(Source code of charts)
§ §

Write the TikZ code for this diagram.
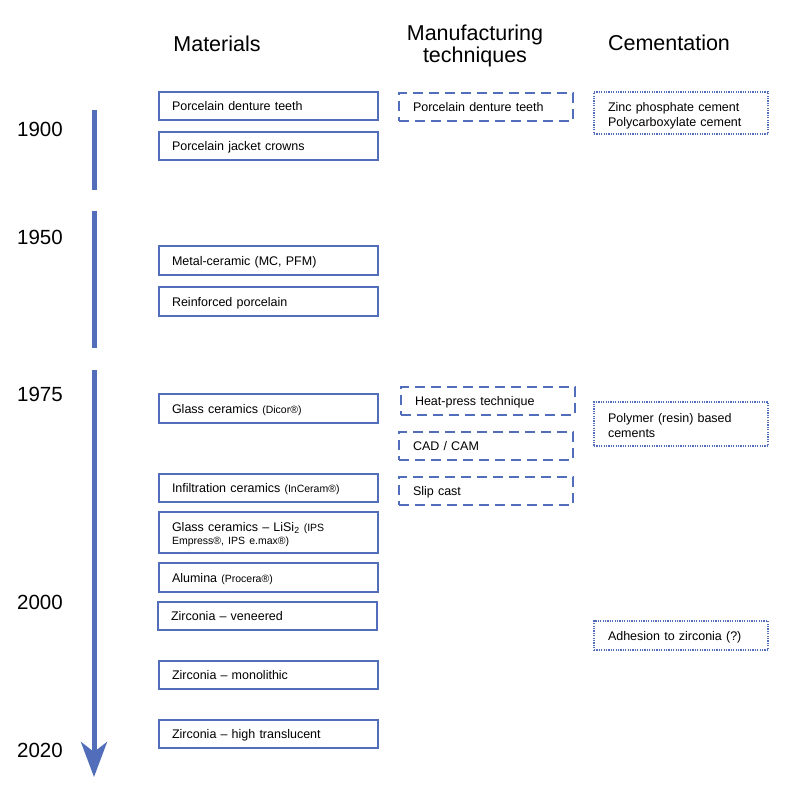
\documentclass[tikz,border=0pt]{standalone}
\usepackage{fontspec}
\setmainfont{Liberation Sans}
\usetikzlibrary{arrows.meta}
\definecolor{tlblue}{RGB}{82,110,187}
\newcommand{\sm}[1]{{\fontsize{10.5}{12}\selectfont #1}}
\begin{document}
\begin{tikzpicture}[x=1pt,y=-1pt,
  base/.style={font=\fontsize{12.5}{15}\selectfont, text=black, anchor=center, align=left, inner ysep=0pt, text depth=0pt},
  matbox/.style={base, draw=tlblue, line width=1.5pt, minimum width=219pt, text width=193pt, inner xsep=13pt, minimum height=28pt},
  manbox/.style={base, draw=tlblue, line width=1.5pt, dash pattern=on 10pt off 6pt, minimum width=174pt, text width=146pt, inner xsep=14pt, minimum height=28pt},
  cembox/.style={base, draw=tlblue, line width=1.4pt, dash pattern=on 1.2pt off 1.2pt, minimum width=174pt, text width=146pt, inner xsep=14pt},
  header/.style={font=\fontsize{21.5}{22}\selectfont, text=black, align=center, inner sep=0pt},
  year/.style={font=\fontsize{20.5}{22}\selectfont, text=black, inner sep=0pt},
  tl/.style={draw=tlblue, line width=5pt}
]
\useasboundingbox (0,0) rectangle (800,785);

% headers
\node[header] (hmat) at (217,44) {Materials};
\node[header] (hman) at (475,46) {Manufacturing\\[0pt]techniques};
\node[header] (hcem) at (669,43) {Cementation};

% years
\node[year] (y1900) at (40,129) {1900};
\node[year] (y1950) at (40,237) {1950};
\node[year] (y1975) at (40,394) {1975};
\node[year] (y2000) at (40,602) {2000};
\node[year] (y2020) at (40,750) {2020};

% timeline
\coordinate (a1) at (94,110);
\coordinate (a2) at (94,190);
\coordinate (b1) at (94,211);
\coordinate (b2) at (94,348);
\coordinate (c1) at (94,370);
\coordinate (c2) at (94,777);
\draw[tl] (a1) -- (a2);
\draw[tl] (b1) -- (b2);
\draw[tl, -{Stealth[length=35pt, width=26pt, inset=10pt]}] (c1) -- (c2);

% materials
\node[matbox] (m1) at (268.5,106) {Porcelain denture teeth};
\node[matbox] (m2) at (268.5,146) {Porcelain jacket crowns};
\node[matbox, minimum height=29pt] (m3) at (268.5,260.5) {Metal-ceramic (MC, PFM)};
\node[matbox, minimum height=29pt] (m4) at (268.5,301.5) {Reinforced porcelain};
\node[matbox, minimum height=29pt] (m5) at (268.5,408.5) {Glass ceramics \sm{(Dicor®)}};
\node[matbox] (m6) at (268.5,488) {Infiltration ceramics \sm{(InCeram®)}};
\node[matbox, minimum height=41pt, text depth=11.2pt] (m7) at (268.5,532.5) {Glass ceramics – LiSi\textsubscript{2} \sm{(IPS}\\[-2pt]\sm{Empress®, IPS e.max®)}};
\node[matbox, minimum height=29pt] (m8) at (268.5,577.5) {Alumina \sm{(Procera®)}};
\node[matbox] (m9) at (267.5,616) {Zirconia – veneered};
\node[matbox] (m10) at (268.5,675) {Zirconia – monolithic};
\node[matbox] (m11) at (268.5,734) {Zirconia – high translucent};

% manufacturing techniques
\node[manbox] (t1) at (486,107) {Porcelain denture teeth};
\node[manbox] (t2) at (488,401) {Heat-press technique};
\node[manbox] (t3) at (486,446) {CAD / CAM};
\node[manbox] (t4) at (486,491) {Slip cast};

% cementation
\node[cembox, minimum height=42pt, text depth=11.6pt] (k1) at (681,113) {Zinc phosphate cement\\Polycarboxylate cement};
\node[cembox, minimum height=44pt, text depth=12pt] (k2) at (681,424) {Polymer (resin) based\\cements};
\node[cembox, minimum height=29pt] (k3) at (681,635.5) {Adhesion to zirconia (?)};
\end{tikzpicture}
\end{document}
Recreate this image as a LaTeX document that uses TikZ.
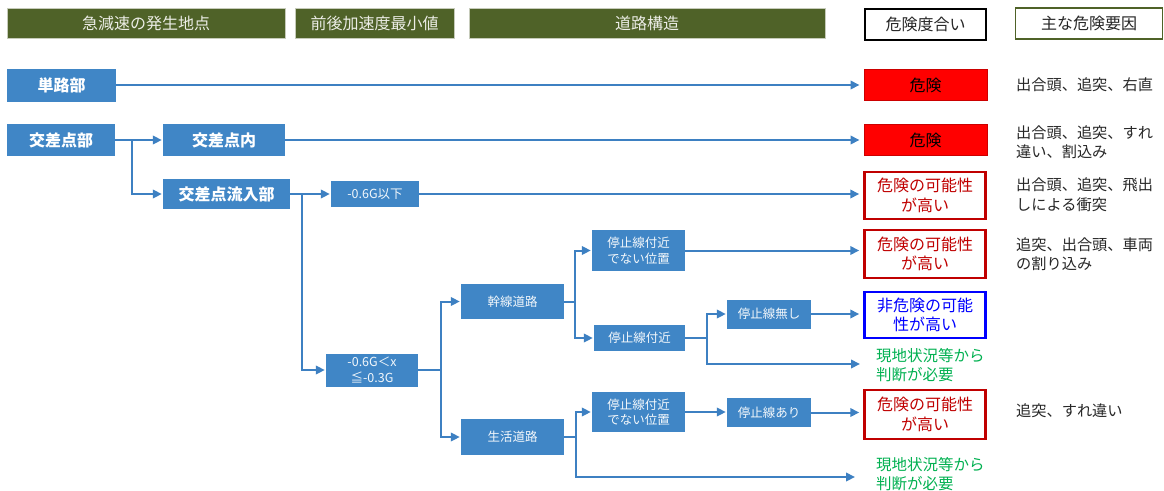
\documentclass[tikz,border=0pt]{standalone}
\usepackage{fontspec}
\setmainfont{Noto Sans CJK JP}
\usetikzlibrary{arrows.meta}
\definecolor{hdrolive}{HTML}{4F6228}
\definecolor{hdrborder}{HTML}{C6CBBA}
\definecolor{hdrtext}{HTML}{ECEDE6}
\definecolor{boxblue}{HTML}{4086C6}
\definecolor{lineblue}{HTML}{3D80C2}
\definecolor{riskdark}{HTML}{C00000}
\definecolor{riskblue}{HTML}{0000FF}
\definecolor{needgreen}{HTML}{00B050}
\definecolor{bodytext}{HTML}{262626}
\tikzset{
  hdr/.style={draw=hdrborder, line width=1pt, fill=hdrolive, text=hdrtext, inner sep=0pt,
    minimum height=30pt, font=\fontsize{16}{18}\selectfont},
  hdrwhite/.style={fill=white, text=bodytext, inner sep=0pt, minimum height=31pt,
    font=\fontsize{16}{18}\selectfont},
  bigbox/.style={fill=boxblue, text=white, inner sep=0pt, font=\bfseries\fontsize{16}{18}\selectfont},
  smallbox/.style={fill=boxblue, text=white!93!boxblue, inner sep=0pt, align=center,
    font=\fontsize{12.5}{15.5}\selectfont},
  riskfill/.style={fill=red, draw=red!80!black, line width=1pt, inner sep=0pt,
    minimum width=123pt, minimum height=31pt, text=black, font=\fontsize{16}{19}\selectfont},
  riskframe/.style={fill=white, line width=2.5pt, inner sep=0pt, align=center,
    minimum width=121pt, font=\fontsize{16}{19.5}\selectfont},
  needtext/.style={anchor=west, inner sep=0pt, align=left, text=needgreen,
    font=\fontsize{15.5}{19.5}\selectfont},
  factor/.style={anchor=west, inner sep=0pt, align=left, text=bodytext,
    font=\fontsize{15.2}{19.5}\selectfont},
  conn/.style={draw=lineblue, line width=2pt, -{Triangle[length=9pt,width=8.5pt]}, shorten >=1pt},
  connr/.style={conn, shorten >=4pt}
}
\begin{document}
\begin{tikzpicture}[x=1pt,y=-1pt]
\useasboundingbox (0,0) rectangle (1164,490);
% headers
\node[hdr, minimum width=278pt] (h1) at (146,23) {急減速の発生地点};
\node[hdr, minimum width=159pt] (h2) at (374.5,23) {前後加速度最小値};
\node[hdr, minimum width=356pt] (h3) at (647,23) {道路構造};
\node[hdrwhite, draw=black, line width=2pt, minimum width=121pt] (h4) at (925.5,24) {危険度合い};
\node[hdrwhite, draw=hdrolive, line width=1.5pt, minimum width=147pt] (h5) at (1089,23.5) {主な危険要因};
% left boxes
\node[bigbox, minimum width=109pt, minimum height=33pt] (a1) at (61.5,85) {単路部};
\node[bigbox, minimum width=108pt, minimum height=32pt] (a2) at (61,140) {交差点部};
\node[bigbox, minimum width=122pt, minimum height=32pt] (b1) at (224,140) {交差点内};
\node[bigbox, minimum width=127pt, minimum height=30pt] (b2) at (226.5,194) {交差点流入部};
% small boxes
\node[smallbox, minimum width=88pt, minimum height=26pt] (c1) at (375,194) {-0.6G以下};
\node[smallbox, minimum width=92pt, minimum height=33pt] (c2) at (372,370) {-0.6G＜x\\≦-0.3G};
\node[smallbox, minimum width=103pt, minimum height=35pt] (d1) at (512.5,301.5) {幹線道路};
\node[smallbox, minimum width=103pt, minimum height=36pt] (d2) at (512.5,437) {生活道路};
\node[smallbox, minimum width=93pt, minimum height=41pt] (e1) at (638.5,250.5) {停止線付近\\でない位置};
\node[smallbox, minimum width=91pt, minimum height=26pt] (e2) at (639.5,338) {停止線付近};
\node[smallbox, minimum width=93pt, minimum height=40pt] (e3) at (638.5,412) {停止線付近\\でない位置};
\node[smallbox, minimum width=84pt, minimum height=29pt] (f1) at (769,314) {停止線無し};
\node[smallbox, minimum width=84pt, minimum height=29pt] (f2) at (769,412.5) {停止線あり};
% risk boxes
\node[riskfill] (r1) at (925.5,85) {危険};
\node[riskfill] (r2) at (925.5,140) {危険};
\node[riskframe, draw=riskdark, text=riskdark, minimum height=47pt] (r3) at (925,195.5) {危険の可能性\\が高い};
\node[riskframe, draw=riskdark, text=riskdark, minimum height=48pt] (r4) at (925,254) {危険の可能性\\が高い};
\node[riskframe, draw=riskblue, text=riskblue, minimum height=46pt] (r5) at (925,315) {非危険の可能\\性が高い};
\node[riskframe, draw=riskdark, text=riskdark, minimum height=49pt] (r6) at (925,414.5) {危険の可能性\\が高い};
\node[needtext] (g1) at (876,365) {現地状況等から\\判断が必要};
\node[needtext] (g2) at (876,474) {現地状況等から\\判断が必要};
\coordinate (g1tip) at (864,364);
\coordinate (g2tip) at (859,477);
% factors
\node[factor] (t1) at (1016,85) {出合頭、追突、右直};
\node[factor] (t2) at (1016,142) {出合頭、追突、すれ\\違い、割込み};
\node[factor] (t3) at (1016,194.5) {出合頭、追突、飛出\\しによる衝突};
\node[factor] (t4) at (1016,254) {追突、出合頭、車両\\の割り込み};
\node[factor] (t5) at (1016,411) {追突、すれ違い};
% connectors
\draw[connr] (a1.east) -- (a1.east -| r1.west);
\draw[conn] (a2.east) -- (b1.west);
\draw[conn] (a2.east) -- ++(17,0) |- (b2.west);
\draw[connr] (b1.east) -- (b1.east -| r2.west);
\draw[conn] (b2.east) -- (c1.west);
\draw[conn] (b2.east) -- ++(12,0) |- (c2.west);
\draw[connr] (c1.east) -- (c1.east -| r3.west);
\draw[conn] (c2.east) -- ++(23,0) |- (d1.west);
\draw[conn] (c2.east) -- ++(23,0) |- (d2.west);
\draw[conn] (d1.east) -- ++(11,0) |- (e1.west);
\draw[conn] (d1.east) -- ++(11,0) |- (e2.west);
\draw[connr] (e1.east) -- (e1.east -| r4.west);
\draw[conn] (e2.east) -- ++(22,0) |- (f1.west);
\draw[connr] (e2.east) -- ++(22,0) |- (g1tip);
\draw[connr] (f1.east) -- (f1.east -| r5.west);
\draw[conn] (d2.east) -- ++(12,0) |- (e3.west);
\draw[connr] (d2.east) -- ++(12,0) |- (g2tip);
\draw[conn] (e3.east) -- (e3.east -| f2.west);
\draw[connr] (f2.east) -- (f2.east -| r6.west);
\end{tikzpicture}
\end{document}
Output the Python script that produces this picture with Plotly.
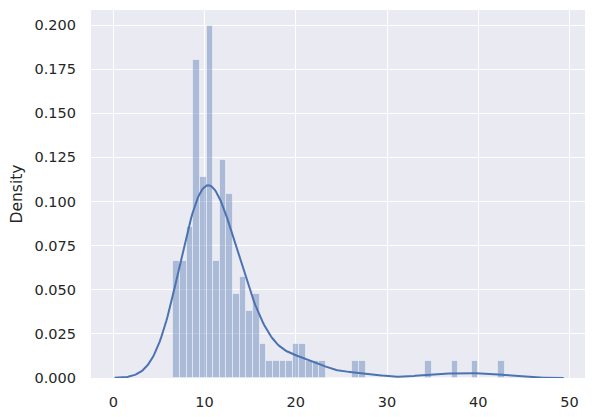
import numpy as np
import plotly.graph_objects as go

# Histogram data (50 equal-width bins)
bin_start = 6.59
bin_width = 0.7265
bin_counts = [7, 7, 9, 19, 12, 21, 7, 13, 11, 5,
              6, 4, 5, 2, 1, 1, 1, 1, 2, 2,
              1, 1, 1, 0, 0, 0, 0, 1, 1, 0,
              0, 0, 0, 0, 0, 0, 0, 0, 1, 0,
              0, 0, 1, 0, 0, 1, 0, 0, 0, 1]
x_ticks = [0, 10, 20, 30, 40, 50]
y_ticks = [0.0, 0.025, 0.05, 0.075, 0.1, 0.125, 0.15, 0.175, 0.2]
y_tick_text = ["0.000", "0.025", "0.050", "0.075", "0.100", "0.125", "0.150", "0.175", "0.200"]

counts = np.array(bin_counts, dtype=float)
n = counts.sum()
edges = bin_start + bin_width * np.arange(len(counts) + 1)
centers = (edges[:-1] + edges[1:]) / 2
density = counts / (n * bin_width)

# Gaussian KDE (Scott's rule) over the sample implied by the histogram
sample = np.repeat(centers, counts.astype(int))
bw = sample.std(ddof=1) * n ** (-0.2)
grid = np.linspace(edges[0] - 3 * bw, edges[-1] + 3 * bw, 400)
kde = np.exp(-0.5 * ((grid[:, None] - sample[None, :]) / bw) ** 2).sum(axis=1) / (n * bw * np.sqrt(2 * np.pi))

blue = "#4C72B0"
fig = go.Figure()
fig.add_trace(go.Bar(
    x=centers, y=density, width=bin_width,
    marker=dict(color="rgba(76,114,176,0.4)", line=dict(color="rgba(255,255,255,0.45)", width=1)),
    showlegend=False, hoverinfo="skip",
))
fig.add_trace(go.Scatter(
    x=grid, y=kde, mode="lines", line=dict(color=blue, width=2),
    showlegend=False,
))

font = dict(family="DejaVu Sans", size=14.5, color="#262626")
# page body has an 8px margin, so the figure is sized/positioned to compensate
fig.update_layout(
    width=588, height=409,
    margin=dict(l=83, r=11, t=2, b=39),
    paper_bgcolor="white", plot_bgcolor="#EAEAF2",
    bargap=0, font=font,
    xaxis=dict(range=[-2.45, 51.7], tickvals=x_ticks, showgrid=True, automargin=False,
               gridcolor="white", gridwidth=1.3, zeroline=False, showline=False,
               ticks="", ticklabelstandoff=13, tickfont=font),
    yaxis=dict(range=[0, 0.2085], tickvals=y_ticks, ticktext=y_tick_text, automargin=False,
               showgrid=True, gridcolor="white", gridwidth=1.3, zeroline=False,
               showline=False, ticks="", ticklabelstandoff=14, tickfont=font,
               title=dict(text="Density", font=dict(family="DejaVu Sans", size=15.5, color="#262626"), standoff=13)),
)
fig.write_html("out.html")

§ §

**TASK REQUIREMENTS**
Output exactly the lines from the one containing "Output the Python" through the one containing "import plotly.graph_objects as go", both included, and nothing else; leave out any pictures.

**SOLUTION TO THIS TASK**
Output the Python script that produces this picture with Plotly.
import numpy as np
import plotly.graph_objects as go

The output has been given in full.